Guide

AI Tools for Startup Founders

A founder guide to AI tools for startup work, covering research, support, coding, operations, automation, privacy, and verification gates for teams.

Founders need leverage, but weak AI workflows create hidden operational debt. A tool that speeds up drafts can also spread unsupported claims, leak sensitive data, or make the team dependent on an unreviewed process. The right question is not “Which AI tool is best?” The right question is “Which workflow can this tool improve without increasing risk faster than we can control it?”

This guide is a practical selection framework. It does not rank products or claim winners. Use it to choose a small, reviewable tool set across research, coding, support, content, operations, and automation. The startup AI stack guide turns this into a lean stack model.

The problem founders need to solve

Early teams face too much work and too little process. AI can help with market research, customer support drafts, code review preparation, documentation updates, meeting summaries, content audits, and internal checklists. Those are good starting points because the output can be reviewed before it affects customers or production systems.

The risky path is to connect tools broadly before ownership is clear. A founder may automate outreach, support replies, CRM updates, or code changes because a demo looks impressive. Without permissions, logs, and review gates, the startup inherits fragile automation at the exact stage when trust matters most.

Start with low-risk workflows

Research briefs are a strong first use case. The tool collects sources, extracts claims, and drafts a short synthesis for founder review. The research agent workflow shows how to preserve evidence.
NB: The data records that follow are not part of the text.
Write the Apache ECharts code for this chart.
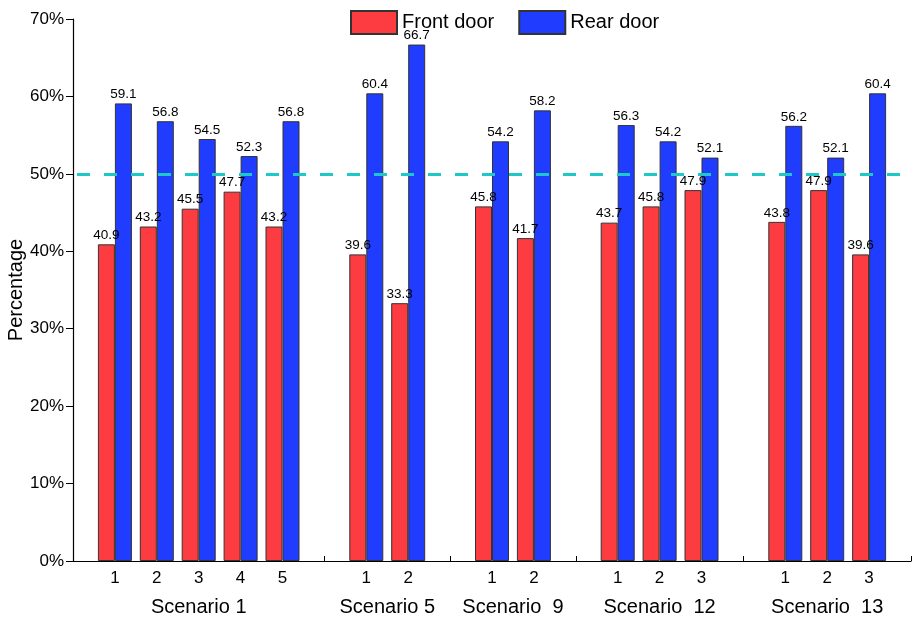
<!DOCTYPE html>
<html>
<head>
<meta charset="utf-8">
<script src="https://cdn.jsdelivr.net/npm/echarts@6/dist/echarts.min.js"></script>
<style>
html,body{margin:0;padding:0;background:#fff;}
#chart{width:912px;height:619px;}
</style>
</head>
<body>
<div id="chart"></div>
<script>
// ---- data ----
var groupNames = ['Scenario 1', 'Scenario 5', 'Scenario  9', 'Scenario  12', 'Scenario  13'];
var groupSizes = [5, 2, 2, 3, 3];
var frontDoor = [40.9, 43.2, 45.5, 47.7, 43.2, 39.6, 33.3, 45.8, 41.7, 43.7, 45.8, 47.9, 43.8, 47.9, 39.6];
var rearDoor  = [59.1, 56.8, 54.5, 52.3, 56.8, 60.4, 66.7, 54.2, 58.2, 56.3, 54.2, 52.1, 56.2, 52.1, 60.4];
var yTicks = [0, 10, 20, 30, 40, 50, 60, 70];
var referenceLine = 50;
var seriesNames = ['Front door', 'Rear door'];

// ---- build category axis with separators ----
var categories = [''];
var frontData = [null];
var rearData = [null];
var groupCenters = [];
var k = 0;
groupSizes.forEach(function (n) {
  var start = categories.length;
  for (var i = 0; i < n; i++) {
    categories.push(String(i + 1));
    frontData.push(frontDoor[k]);
    rearData.push(rearDoor[k]);
    k++;
  }
  groupCenters.push(start + (n - 1) / 2);
  categories.push('');
  frontData.push(null);
  rearData.push(null);
});
// half-step axis for group names
var halfCats = [];
for (var h = 0; h < (categories.length - 1) * 2 + 1; h++) halfCats.push('');
groupCenters.forEach(function (c, i) { halfCats[Math.round(c * 2)] = groupNames[i]; });

var FONT = '"Liberation Sans", Arial, sans-serif';
var chart = echarts.init(document.getElementById('chart'));
var labelOpt = {
  show: true, position: 'top', distance: 2,
  fontSize: 13.5, color: '#000', fontFamily: FONT
};
chart.setOption({
  animation: false,
  backgroundColor: '#fff',
  legend: {
    left: 345, top: 5,
    itemWidth: 46, itemHeight: 23, itemGap: 24,
    icon: 'rect',
    textStyle: { fontSize: 20, color: '#000', fontFamily: FONT },
    data: seriesNames
  },
  grid: { left: 73, right: 1, top: 19, bottom: 58, containLabel: false, outerBoundsMode: 'none' },
  xAxis: [{
    type: 'category',
    data: categories,
    boundaryGap: false,
    axisLine: { lineStyle: { color: '#000', width: 1.2 } },
    axisTick: {
      show: true, inside: true, length: 5,
      lineStyle: { color: '#000' },
      interval: function (idx, val) { return val === '' && idx > 0; }
    },
    axisLabel: { interval: 0, margin: 9, fontSize: 17, color: '#000', fontFamily: FONT },
    splitLine: { show: false }
  }, {
    type: 'category',
    data: halfCats,
    boundaryGap: false,
    position: 'bottom',
    axisLine: { show: false },
    axisTick: { show: false },
    axisLabel: { interval: 0, margin: 36, fontSize: 20, color: '#000', fontFamily: FONT },
    splitLine: { show: false }
  }],
  yAxis: {
    type: 'value',
    min: yTicks[0], max: yTicks[yTicks.length - 1], interval: 10,
    name: 'Percentage', nameLocation: 'middle', nameGap: 47, nameMoveOverlap: false,
    nameTextStyle: { fontSize: 20, color: '#000', fontFamily: FONT },
    axisLine: { show: true, lineStyle: { color: '#000', width: 1.2 } },
    axisTick: { show: true, inside: false, length: 7, lineStyle: { color: '#000' } },
    axisLabel: { formatter: '{value}%', fontSize: 17, color: '#000', margin: 9, fontFamily: FONT },
    splitLine: { show: false }
  },
  series: [{
    name: seriesNames[0],
    type: 'bar',
    xAxisIndex: 0,
    data: frontData,
    barWidth: 17,
    barGap: '0%',
    itemStyle: { color: '#fc3c40', borderColor: '#333', borderWidth: 1 },
    label: labelOpt,
    markLine: {
      silent: true,
      symbol: 'none',
      label: { show: false },
      lineStyle: { color: '#1fc8c8', width: 3, type: [13, 14], dashOffset: -4 },
      data: [{ yAxis: referenceLine }]
    }
  }, {
    name: seriesNames[1],
    type: 'bar',
    xAxisIndex: 0,
    data: rearData,
    barWidth: 17,
    barGap: '0%',
    itemStyle: { color: '#1f3cff', borderColor: '#333', borderWidth: 1 },
    label: labelOpt
  }]
});
</script>
</body>
</html>
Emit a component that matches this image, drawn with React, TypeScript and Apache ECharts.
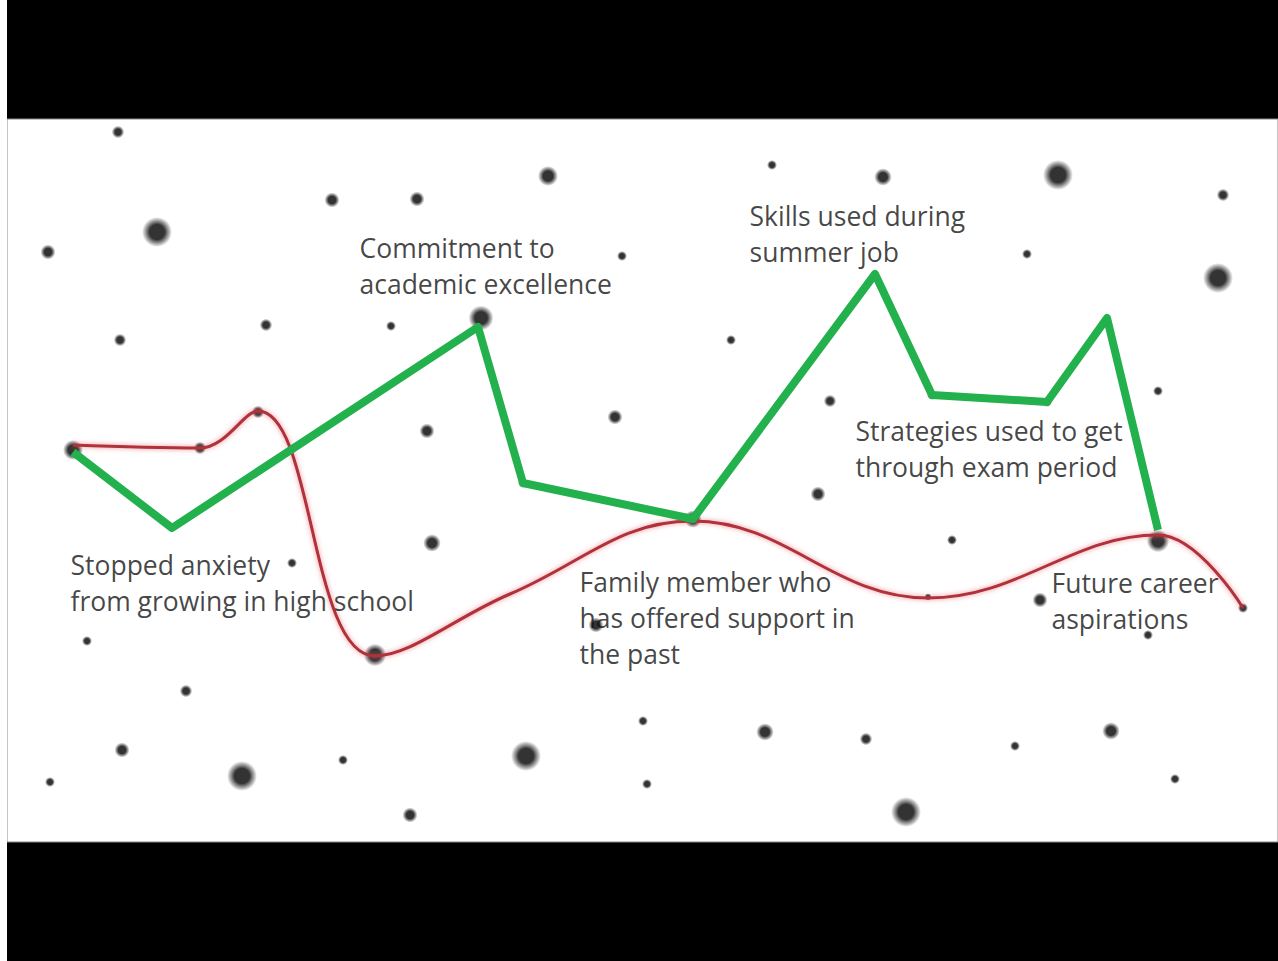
import React, { useEffect, useRef } from "react";
import * as echarts from "echarts";

// Plot space: x = horizontal position, y = vertical position (top = 119, bottom = 842)
const X_RANGE = [7, 1278];
const Y_RANGE = [119, 842];

// Stars: [x, y, magnitude]
const stars: number[][] = [
  [118, 132, 5], [157, 232, 12], [48, 252, 6], [332, 200, 6], [417, 199, 6],
  [548, 176, 8], [622, 256, 4], [772, 165, 4], [883, 177, 7], [1058, 175, 12],
  [1223, 195, 5], [1218, 278, 12], [1027, 254, 4], [120, 340, 5], [266, 325, 5],
  [391, 326, 4], [481, 318, 10], [731, 340, 4], [830, 401, 5], [1158, 391, 4],
  [615, 417, 6], [427, 431, 6], [73, 450, 8], [200, 448, 5], [258, 412, 5],
  [523, 483, 4], [818, 494, 6], [693, 519, 7], [432, 543, 7], [292, 563, 4],
  [952, 540, 4], [1040, 600, 6], [1148, 635, 4], [1158, 541, 9], [1243, 608, 4],
  [87, 641, 4], [375, 655, 9], [596, 625, 6], [928, 597, 3], [186, 691, 5],
  [122, 750, 6], [242, 776, 12], [343, 760, 4], [50, 782, 4], [526, 756, 12],
  [410, 815, 6], [643, 721, 4], [647, 784, 4], [765, 732, 7], [866, 739, 5],
  [906, 812, 12], [1015, 746, 4], [1111, 731, 7], [1175, 779, 4],
  [932, 395, 4], [1047, 402, 4],
];

// Green constellation path
const greenPath: number[][] = [
  [73, 452], [172, 528], [478, 327], [523, 483], [693, 519],
  [875, 274], [932, 395], [1047, 402], [1107, 318], [1158, 530],
];

// Red smooth path
const redPath: number[][] = [
  [73, 445], [200, 448], [258, 411], [375, 656],
  [510, 594], [693, 521], [928, 598], [1158, 535], [1243, 608],
];

// Annotations
const labelTexts: string[] = [
  "Commitment to\nacademic excellence",
  "Skills used during\nsummer job",
  "Stopped anxiety\nfrom growing in high school",
  "Family member who\nhas offered support in\nthe past",
  "Strategies used to get\nthrough exam period",
  "Future career\naspirations",
];
const labelAnchors: number[][] = [
  [360, 230], [750, 198], [71, 547], [580, 564], [856, 413], [1052, 565],
];

export default function App() {
  const ref = useRef<HTMLDivElement>(null);
  useEffect(() => {
    if (!ref.current) return;
    const chart = echarts.init(ref.current, undefined, { renderer: "svg" });
    const starColor = {
      type: "radial",
      x: 0.5,
      y: 0.5,
      r: 0.5,
      colorStops: [
        { offset: 0, color: "rgba(0,0,0,1)" },
        { offset: 0.5, color: "rgba(0,0,0,1)" },
        { offset: 0.75, color: "rgba(0,0,0,0.5)" },
        { offset: 1, color: "rgba(0,0,0,0)" },
      ],
    };
    chart.setOption({
      animation: false,
      backgroundColor: "#000",
      grid: {
        left: 0,
        right: 0,
        top: 119,
        bottom: 119,
        show: true,
        backgroundColor: "#ffffff",
        borderColor: "#8a8a8a",
        borderWidth: 1,
      },
      xAxis: { type: "value", min: X_RANGE[0], max: X_RANGE[1], show: false },
      yAxis: { type: "value", min: Y_RANGE[0], max: Y_RANGE[1], inverse: true, show: false },
      series: [
        {
          type: "scatter",
          data: stars,
          symbol: "circle",
          symbolSize: (v: number[]) => v[2] * 2.5,
          itemStyle: { color: starColor as any },
          silent: true,
          z: 1,
        },
        {
          type: "line",
          data: redPath,
          smooth: 0.4,
          showSymbol: false,
          lineStyle: {
            color: "#b0303b",
            width: 3,
            shadowBlur: 5,
            shadowColor: "rgba(230,90,100,0.7)",
          },
          z: 2,
        },
        {
          type: "line",
          data: greenPath,
          smooth: false,
          showSymbol: false,
          lineStyle: { color: "#22b14c", width: 8, join: "round" } as any,
          z: 3,
        },
        {
          type: "scatter",
          data: labelAnchors.map((p, i) => ({ value: p, name: labelTexts[i] })),
          symbolSize: 1,
          itemStyle: { color: "rgba(0,0,0,0)" },
          silent: true,
          z: 4,
          label: {
            show: true,
            position: [0, 0],
            align: "left",
            verticalAlign: "top",
            formatter: (p: any) => p.name,
            fontFamily: "Open Sans",
            fontSize: 26.5,
            lineHeight: 36,
            color: "#141414",
          },
        },
      ],
    });
    return () => chart.dispose();
  }, []);
  return (
    <div
      ref={ref}
      style={{ position: "absolute", left: 7, top: 0, width: 1271, height: 961 }}
    />
  );
}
Support drafts are another good starting point. The AI proposes responses grounded in approved docs, and a human approves them before sending. The customer support knowledge bot workflow describes the retrieval and no-answer controls.

Coding assistance can save time, but generated code needs review. Use the choose AI coding assistant guide and keep validation commands visible.

Documentation and internal operations are also good targets. The output is usually reviewable, and errors can be caught before they reach customers.

Selection criteria

Choose tools that produce artifacts the team can inspect: source tables, diffs, checklists, drafts, logs, and citations. Avoid tools that only provide a polished final answer with no evidence trail.

Evaluate privacy early. Founders often upload investor notes, customer lists, product strategy, contracts, and source code. Use the AI tool privacy checklist before putting sensitive data into a new service.

Evaluate integration scope. A tool that connects to everything may be more dangerous than useful in a small company. Start with read-only or draft-only access. Add write permissions only when the workflow has owners, approval, and rollback.

Evaluate cost in time, not only subscription price. A cheap tool that creates review burden may be expensive. A more expensive tool that saves verified review time may be worthwhile.

Build review gates

Every AI-assisted workflow should have an owner, allowed inputs, allowed outputs, validation method, and stop condition. For customer-facing work, review happens before send or publish. For production work, review happens before merge or deploy. For operational workflows, review happens before external actions or data changes.

The AI workflow automation for startups guide explains how to automate gradually instead of jumping to broad agents.

Failure modes

Founder AI stacks fail through tool sprawl, privacy leaks, unsupported claims, hidden review burden, and automations no one owns. They also fail when the founder treats an AI answer as a decision instead of a draft.

Another common failure is adopting a tool because it is popular rather than because it improves a measured workflow. A startup should be willing to remove tools that do not reduce verified cycle time.

Verification checklist

Before adopting a tool, run one real workflow through it and record baseline time, output quality, review effort, privacy boundary, and residual risk. Ask whether the tool helped the team make a better decision or merely produced more text.

For coding, run tests. For research, check sources. For support, verify policy. For operations, inspect logs and permissions.

Frequently asked questions

What AI tools should startup founders adopt first?

Founders should start with low-risk tools for research briefs, support drafts, code review assistance, documentation, and internal operating checklists.

What AI work should startups avoid automating early?

Startups should avoid automating high-impact customer decisions, production writes, hiring decisions, billing actions, and private-data workflows before controls exist.

Next step

Pick one workflow with a clear owner and review gate. Run a small pilot, measure verified time saved, and decide whether the tool earns a permanent place in the stack.